→ **Given problem**
All of the lines below are to be printed again exactly; images are excluded from the output.

→ **Supplied material**
* * * * * * * * *

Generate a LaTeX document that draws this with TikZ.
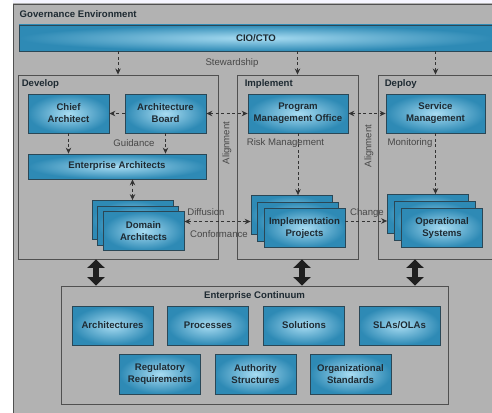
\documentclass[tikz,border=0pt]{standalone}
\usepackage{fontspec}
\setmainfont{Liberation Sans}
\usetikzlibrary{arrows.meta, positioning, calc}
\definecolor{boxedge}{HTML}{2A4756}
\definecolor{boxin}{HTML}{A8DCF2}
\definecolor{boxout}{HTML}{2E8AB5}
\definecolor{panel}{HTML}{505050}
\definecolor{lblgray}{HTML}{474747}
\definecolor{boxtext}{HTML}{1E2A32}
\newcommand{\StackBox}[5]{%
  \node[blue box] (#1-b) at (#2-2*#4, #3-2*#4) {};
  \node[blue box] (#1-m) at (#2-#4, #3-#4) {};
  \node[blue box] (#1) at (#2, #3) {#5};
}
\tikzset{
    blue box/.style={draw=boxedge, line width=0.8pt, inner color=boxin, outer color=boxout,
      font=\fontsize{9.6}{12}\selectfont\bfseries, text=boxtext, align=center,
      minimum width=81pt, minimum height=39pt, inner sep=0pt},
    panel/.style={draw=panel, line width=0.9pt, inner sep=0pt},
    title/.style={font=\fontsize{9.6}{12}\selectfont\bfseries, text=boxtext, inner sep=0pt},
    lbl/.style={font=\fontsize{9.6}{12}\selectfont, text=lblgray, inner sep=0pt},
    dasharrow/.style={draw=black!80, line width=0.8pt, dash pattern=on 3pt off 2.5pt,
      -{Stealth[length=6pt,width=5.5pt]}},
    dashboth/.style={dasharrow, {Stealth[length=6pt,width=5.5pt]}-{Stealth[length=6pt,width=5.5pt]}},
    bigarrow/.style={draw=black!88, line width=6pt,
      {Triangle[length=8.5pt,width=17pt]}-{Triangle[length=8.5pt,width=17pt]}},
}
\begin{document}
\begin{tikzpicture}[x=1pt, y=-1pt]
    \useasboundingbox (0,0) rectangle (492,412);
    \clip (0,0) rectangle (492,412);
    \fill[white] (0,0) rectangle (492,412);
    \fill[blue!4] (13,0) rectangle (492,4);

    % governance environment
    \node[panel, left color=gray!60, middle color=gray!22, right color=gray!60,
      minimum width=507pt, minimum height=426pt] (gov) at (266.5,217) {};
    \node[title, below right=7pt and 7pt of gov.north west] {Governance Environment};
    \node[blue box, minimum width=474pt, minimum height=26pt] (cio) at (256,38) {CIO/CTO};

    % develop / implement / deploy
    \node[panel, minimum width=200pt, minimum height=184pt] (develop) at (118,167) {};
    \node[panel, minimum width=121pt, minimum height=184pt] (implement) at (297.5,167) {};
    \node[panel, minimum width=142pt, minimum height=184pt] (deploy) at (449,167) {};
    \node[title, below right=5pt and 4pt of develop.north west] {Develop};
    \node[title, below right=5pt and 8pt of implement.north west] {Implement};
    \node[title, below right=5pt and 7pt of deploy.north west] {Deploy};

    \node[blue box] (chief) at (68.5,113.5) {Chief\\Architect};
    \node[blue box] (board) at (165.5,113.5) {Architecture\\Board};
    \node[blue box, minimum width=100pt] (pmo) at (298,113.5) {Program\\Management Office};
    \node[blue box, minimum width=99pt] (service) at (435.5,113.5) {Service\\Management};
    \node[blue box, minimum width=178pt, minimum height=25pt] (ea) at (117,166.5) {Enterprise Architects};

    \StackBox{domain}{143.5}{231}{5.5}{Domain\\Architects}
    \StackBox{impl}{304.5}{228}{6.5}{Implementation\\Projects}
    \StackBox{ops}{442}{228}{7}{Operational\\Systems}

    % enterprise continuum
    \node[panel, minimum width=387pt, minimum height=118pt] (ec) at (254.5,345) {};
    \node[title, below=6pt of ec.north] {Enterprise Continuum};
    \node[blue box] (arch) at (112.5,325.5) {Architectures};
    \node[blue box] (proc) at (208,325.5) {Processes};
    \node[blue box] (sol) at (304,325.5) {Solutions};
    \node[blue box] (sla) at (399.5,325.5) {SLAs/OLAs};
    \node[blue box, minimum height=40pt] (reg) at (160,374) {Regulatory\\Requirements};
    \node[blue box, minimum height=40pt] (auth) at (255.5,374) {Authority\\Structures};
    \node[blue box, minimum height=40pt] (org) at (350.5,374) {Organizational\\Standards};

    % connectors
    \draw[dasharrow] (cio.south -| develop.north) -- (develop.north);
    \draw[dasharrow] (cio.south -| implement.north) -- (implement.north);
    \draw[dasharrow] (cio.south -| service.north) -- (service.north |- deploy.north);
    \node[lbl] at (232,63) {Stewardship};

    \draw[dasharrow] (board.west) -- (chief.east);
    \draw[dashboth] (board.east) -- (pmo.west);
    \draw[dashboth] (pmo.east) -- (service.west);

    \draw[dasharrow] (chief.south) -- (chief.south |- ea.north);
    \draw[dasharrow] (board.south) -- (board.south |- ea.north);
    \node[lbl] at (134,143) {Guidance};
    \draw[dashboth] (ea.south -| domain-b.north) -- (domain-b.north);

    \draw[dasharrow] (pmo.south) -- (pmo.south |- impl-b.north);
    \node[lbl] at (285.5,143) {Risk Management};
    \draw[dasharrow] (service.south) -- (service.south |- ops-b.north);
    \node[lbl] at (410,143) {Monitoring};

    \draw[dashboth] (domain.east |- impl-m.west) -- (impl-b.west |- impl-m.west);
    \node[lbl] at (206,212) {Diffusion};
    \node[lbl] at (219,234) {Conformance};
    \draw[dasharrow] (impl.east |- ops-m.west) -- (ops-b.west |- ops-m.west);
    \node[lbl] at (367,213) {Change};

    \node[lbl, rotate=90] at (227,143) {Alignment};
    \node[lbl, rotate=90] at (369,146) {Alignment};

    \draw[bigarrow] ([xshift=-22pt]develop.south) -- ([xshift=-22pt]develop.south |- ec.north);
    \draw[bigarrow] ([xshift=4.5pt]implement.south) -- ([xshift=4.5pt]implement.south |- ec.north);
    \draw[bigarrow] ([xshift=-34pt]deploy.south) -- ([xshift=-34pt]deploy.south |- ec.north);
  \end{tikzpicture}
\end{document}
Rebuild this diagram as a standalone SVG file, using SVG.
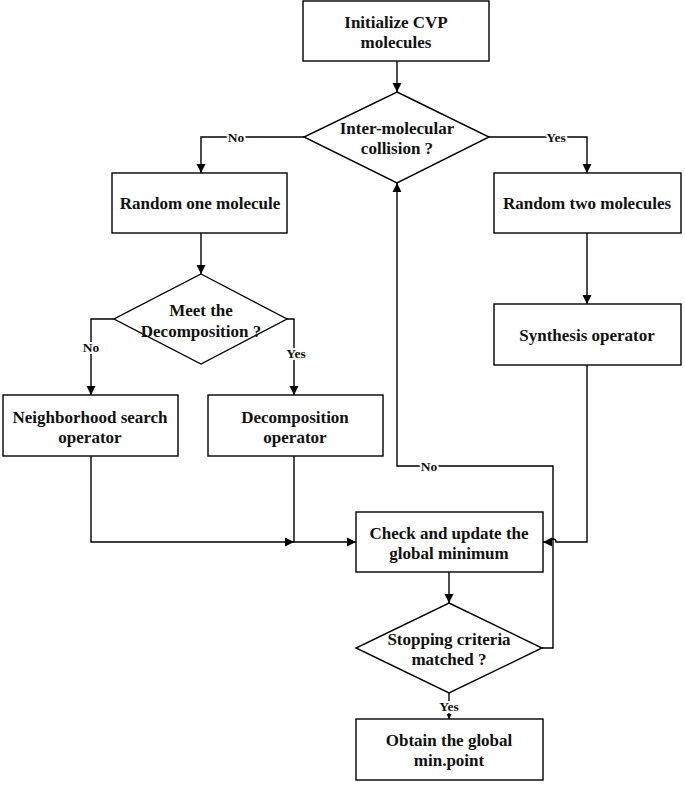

* * * * * * * * *

→ **Answer in full**
Generate a LaTeX document that draws this with TikZ.
\documentclass[tikz,border=0pt]{standalone}
\usepackage{fontspec}
\setmainfont{Liberation Sans}
\usetikzlibrary{arrows.meta, positioning, calc}
\definecolor{boxedge}{HTML}{2A4756}
\definecolor{boxin}{HTML}{A8DCF2}
\definecolor{boxout}{HTML}{2E8AB5}
\definecolor{panel}{HTML}{505050}
\definecolor{lblgray}{HTML}{474747}
\definecolor{boxtext}{HTML}{1E2A32}
\newcommand{\StackBox}[5]{%
  \node[blue box] (#1-b) at (#2-2*#4, #3-2*#4) {};
  \node[blue box] (#1-m) at (#2-#4, #3-#4) {};
  \node[blue box] (#1) at (#2, #3) {#5};
}
\tikzset{
    blue box/.style={draw=boxedge, line width=0.8pt, inner color=boxin, outer color=boxout,
      font=\fontsize{9.6}{12}\selectfont\bfseries, text=boxtext, align=center,
      minimum width=81pt, minimum height=39pt, inner sep=0pt},
    panel/.style={draw=panel, line width=0.9pt, inner sep=0pt},
    title/.style={font=\fontsize{9.6}{12}\selectfont\bfseries, text=boxtext, inner sep=0pt},
    lbl/.style={font=\fontsize{9.6}{12}\selectfont, text=lblgray, inner sep=0pt},
    dasharrow/.style={draw=black!80, line width=0.8pt, dash pattern=on 3pt off 2.5pt,
      -{Stealth[length=6pt,width=5.5pt]}},
    dashboth/.style={dasharrow, {Stealth[length=6pt,width=5.5pt]}-{Stealth[length=6pt,width=5.5pt]}},
    bigarrow/.style={draw=black!88, line width=6pt,
      {Triangle[length=8.5pt,width=17pt]}-{Triangle[length=8.5pt,width=17pt]}},
}
\begin{document}
\begin{tikzpicture}[x=1pt, y=-1pt]
    \useasboundingbox (0,0) rectangle (492,412);
    \clip (0,0) rectangle (492,412);
    \fill[white] (0,0) rectangle (492,412);
    \fill[blue!4] (13,0) rectangle (492,4);

    % governance environment
    \node[panel, left color=gray!60, middle color=gray!22, right color=gray!60,
      minimum width=507pt, minimum height=426pt] (gov) at (266.5,217) {};
    \node[title, below right=7pt and 7pt of gov.north west] {Governance Environment};
    \node[blue box, minimum width=474pt, minimum height=26pt] (cio) at (256,38) {CIO/CTO};

    % develop / implement / deploy
    \node[panel, minimum width=200pt, minimum height=184pt] (develop) at (118,167) {};
    \node[panel, minimum width=121pt, minimum height=184pt] (implement) at (297.5,167) {};
    \node[panel, minimum width=142pt, minimum height=184pt] (deploy) at (449,167) {};
    \node[title, below right=5pt and 4pt of develop.north west] {Develop};
    \node[title, below right=5pt and 8pt of implement.north west] {Implement};
    \node[title, below right=5pt and 7pt of deploy.north west] {Deploy};

    \node[blue box] (chief) at (68.5,113.5) {Chief\\Architect};
    \node[blue box] (board) at (165.5,113.5) {Architecture\\Board};
    \node[blue box, minimum width=100pt] (pmo) at (298,113.5) {Program\\Management Office};
    \node[blue box, minimum width=99pt] (service) at (435.5,113.5) {Service\\Management};
    \node[blue box, minimum width=178pt, minimum height=25pt] (ea) at (117,166.5) {Enterprise Architects};

    \StackBox{domain}{143.5}{231}{5.5}{Domain\\Architects}
    \StackBox{impl}{304.5}{228}{6.5}{Implementation\\Projects}
    \StackBox{ops}{442}{228}{7}{Operational\\Systems}

    % enterprise continuum
    \node[panel, minimum width=387pt, minimum height=118pt] (ec) at (254.5,345) {};
    \node[title, below=6pt of ec.north] {Enterprise Continuum};
    \node[blue box] (arch) at (112.5,325.5) {Architectures};
    \node[blue box] (proc) at (208,325.5) {Processes};
    \node[blue box] (sol) at (304,325.5) {Solutions};
    \node[blue box] (sla) at (399.5,325.5) {SLAs/OLAs};
    \node[blue box, minimum height=40pt] (reg) at (160,374) {Regulatory\\Requirements};
    \node[blue box, minimum height=40pt] (auth) at (255.5,374) {Authority\\Structures};
    \node[blue box, minimum height=40pt] (org) at (350.5,374) {Organizational\\Standards};

    % connectors
    \draw[dasharrow] (cio.south -| develop.north) -- (develop.north);
    \draw[dasharrow] (cio.south -| implement.north) -- (implement.north);
    \draw[dasharrow] (cio.south -| service.north) -- (service.north |- deploy.north);
    \node[lbl] at (232,63) {Stewardship};

    \draw[dasharrow] (board.west) -- (chief.east);
    \draw[dashboth] (board.east) -- (pmo.west);
    \draw[dashboth] (pmo.east) -- (service.west);

    \draw[dasharrow] (chief.south) -- (chief.south |- ea.north);
    \draw[dasharrow] (board.south) -- (board.south |- ea.north);
    \node[lbl] at (134,143) {Guidance};
    \draw[dashboth] (ea.south -| domain-b.north) -- (domain-b.north);

    \draw[dasharrow] (pmo.south) -- (pmo.south |- impl-b.north);
    \node[lbl] at (285.5,143) {Risk Management};
    \draw[dasharrow] (service.south) -- (service.south |- ops-b.north);
    \node[lbl] at (410,143) {Monitoring};

    \draw[dashboth] (domain.east |- impl-m.west) -- (impl-b.west |- impl-m.west);
    \node[lbl] at (206,212) {Diffusion};
    \node[lbl] at (219,234) {Conformance};
    \draw[dasharrow] (impl.east |- ops-m.west) -- (ops-b.west |- ops-m.west);
    \node[lbl] at (367,213) {Change};

    \node[lbl, rotate=90] at (227,143) {Alignment};
    \node[lbl, rotate=90] at (369,146) {Alignment};

    \draw[bigarrow] ([xshift=-22pt]develop.south) -- ([xshift=-22pt]develop.south |- ec.north);
    \draw[bigarrow] ([xshift=4.5pt]implement.south) -- ([xshift=4.5pt]implement.south |- ec.north);
    \draw[bigarrow] ([xshift=-34pt]deploy.south) -- ([xshift=-34pt]deploy.south |- ec.north);
  \end{tikzpicture}
\end{document}
Rebuild this diagram as a standalone SVG file, using SVG.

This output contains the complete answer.